Students test experimental online ACT


Nour Longi

Students avoid stress for the ACT through preparation; 45.1 percent of Lemont juniors report using self-study prep books. “Getting ready for the ACT can be a stressful time of year, but I try to alleviate the pressure by using my test prep book,” said junior Chloe Kwasigroch.

Michael Haughey, News Editor

On Saturday, Feb. 8, juniors tested an experimental ACT at the school, where testers were split into groups who took either an electronic or paper version of the exam; the organization hopes to gain information about the future of electronic testing.

A survey was sent out in October to vet prospective schools for the pilot program. The first electronic tests were distributed in December, and Lemont was considered for the February test date due to their one-to-one Chromebook system.

150 free test vouchers were given as an incentive for students to take the test.
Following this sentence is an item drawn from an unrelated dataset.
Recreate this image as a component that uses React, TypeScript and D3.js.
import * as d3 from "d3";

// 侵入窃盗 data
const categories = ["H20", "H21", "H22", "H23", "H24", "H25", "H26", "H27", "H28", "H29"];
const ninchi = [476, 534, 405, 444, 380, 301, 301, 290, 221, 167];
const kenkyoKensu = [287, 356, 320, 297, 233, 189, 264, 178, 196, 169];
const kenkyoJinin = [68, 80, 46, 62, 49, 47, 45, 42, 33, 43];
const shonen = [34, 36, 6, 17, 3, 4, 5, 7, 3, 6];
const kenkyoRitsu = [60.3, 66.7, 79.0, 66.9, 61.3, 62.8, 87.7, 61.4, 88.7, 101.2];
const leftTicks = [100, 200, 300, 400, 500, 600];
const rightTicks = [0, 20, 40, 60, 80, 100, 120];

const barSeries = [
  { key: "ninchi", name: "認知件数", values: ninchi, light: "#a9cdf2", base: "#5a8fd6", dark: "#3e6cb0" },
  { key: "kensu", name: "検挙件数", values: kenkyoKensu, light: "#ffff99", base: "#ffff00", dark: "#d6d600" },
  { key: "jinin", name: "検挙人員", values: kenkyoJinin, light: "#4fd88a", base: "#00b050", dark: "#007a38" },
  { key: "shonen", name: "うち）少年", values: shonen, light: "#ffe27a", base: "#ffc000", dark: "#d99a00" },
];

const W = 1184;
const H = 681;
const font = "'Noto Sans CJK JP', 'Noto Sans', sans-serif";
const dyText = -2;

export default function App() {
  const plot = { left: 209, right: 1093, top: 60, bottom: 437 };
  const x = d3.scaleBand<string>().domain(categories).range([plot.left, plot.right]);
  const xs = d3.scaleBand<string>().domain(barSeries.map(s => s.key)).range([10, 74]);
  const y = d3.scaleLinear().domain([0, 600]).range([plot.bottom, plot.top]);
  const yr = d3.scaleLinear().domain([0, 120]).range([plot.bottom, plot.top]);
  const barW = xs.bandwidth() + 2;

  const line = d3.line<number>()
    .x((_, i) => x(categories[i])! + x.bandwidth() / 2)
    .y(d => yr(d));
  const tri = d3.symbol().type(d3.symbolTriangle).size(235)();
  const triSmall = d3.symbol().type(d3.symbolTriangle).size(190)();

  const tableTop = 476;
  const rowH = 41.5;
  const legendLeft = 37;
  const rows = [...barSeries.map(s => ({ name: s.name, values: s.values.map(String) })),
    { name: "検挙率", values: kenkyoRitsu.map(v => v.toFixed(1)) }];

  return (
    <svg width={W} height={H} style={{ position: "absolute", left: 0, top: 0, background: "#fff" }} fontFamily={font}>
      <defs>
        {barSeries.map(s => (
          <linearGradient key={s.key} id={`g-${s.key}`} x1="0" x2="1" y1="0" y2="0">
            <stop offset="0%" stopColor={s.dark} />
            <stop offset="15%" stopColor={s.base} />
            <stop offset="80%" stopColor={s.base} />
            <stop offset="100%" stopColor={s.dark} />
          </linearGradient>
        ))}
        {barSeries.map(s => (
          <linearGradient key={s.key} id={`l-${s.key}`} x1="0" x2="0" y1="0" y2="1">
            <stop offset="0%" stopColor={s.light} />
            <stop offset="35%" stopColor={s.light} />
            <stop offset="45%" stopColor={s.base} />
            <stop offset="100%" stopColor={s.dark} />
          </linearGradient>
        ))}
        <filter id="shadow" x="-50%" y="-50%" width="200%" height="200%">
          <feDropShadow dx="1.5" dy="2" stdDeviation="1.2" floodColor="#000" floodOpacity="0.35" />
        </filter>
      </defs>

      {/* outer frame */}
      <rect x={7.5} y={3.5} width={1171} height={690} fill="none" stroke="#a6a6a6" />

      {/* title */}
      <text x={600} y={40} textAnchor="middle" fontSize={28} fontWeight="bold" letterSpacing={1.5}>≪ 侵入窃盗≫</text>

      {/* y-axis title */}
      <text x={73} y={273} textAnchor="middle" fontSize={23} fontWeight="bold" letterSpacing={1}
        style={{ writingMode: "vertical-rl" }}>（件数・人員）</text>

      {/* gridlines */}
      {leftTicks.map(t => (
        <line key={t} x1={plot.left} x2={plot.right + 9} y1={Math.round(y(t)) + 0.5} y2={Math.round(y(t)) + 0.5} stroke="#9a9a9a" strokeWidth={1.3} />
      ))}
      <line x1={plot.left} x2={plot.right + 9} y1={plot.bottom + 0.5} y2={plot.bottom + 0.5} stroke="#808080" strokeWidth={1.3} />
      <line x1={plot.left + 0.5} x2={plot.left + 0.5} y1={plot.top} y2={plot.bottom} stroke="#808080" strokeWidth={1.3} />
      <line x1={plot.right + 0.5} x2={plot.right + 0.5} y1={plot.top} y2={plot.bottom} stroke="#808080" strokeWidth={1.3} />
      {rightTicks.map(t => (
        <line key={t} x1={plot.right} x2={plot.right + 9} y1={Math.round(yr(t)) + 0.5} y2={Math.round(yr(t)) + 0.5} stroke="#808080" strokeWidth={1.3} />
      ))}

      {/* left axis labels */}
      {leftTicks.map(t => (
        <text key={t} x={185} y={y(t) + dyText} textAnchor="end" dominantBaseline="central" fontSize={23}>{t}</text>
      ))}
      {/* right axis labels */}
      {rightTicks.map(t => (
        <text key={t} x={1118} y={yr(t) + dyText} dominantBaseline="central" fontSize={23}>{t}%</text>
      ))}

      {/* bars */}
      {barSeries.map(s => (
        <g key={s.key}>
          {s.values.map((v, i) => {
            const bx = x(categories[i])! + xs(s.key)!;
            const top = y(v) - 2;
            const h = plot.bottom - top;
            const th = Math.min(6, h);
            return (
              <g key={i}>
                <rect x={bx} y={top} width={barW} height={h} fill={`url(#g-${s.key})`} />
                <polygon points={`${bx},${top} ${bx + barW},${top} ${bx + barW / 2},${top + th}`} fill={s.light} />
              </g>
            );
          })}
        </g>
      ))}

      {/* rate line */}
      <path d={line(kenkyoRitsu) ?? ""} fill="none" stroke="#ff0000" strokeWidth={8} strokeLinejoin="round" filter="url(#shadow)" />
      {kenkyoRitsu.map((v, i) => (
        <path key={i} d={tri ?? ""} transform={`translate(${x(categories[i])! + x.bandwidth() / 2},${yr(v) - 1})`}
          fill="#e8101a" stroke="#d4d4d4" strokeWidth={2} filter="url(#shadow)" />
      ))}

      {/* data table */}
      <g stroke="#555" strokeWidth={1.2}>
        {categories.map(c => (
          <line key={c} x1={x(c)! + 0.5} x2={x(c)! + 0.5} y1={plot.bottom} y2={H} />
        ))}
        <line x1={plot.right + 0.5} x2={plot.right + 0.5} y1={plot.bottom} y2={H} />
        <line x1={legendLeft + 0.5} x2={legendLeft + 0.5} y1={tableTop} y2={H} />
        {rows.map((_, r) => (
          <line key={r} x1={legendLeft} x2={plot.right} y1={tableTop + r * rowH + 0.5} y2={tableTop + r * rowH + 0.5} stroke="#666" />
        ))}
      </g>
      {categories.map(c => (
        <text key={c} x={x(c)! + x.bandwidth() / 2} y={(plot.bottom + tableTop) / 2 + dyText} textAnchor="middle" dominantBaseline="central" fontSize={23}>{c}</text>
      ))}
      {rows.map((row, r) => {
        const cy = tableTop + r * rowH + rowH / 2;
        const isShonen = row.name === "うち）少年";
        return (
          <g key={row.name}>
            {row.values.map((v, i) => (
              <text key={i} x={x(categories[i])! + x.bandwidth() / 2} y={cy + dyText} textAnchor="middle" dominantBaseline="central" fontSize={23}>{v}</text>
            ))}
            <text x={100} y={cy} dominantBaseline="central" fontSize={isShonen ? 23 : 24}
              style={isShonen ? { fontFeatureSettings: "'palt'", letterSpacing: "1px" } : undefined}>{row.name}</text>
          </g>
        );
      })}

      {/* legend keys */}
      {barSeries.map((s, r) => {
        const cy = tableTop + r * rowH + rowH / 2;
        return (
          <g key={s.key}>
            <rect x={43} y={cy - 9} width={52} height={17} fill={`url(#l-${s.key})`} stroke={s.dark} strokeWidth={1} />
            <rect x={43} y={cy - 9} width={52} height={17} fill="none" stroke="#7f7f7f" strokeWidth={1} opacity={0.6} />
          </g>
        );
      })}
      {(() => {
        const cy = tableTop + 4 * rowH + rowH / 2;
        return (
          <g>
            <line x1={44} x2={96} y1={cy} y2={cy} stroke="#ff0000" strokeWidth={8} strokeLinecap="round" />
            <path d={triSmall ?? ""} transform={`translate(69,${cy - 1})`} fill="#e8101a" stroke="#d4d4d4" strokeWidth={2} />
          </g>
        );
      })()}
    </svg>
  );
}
Councolers contacted students who expressed interest through a Google form to sign-up for the free exam.

“First of all, I think it’s good to get experience with online assessments, and it was going to be free so it was good for our students,” said director of assessment Tina Malak.

Students were randomly assigned electronic and paper tests; however, some students faced opposition to taking an electronic test. In a survey of 56 juniors, 60.7 percent of students expressed a preference for taking a paper test.

“I prefer taking the ACT on paper because I prefer to annotate the test, and the paper relaxes my pupils and allows them to dilate,” said junior Devin Shah. Most students agree with him: 37.5 percent of juniors – with five being the highest – marked their preference for taking the test on paper as a five.

Despite becoming a more popular medium of test-taking, electronic tests are not favored by students. Only 12.5 percent of juniors had the highest preference for taking the electronic test. 

However, following the ACT, some students’ attitudes surrounding the electronic version changed. “I prefer the ACT online because everything looks more organized, and I can stay focused longer since I am always on technology anyways,” said junior Kelsi Padalia.

Prior to the test, students were unaware of which version of the test they would be assigned. Electronic resources were most popular amongst juniors – 54.9 percent reported they used online tools for test prep.

As for the future of electronic testing at Lemont, programs such as Mastery Manager have integrated online testing into the curriculum. “I think that assessment has become much more authentic. You are able to show what you’re learning rather than filling in a bubble,” said Malak.